A line that is writing is under the control of the service thread. The bus-write thread will
issue a bus message for the write operation and change the status back to valid
and reset the dirty flag. It will signal the CPU thread that a line became
valid again, just in case the CPU thread was waiting for it. If several write requests
are issued, the CPU can still wait only for one of them. If it is not the one it was
waiting for. It can continue waiting.
A line that is reading is under the control of the service thread. The bus-write thread will
issue a bus message for the read operation. Then it will forward the line as pending
to the bus-read thread. When the answer for the read request arrives, the bus-read thread will
check the pending lines, find the line and store the data received. It will then set the
status back to Valid and signals the CPU thread.

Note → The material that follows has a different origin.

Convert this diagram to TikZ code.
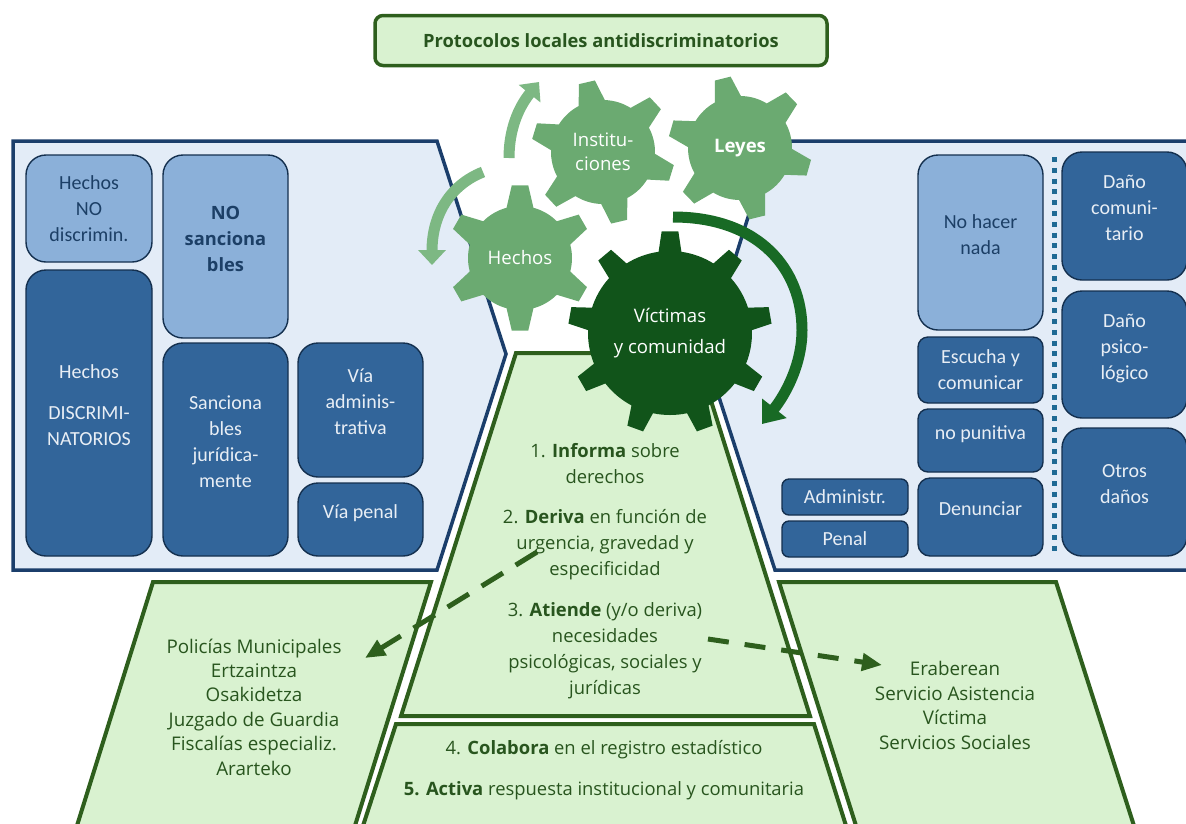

Note that only the CPU thread will ever set the address for a line. So what if an answer
arrives and there is no pending line for it? This should not happen in the first place
since requests are made only for lines that are pending.
If it happens anyway, the answer is ignored.
It might very well happen that a line becomes valid but the CPU is not waiting for a signal.
For instance there might be an instruction prefetch that causes a read operation on the
instruction cache. The CPU will issue the read but will not wait for it to complete.
Then the execution may take a different route and the data will never be needed. Or the
execution proceeds as predicted. In this case we will read the instruction, and it might be
in the cache as valid or as reading. In the later case the thread starts waiting for it
until the read completes.
By launching several read or write requests it can happen that the CPU thread can not
find an INVALID or VALID line for the next request. In this case, it will have to wait
until the first line in the set becomes valid.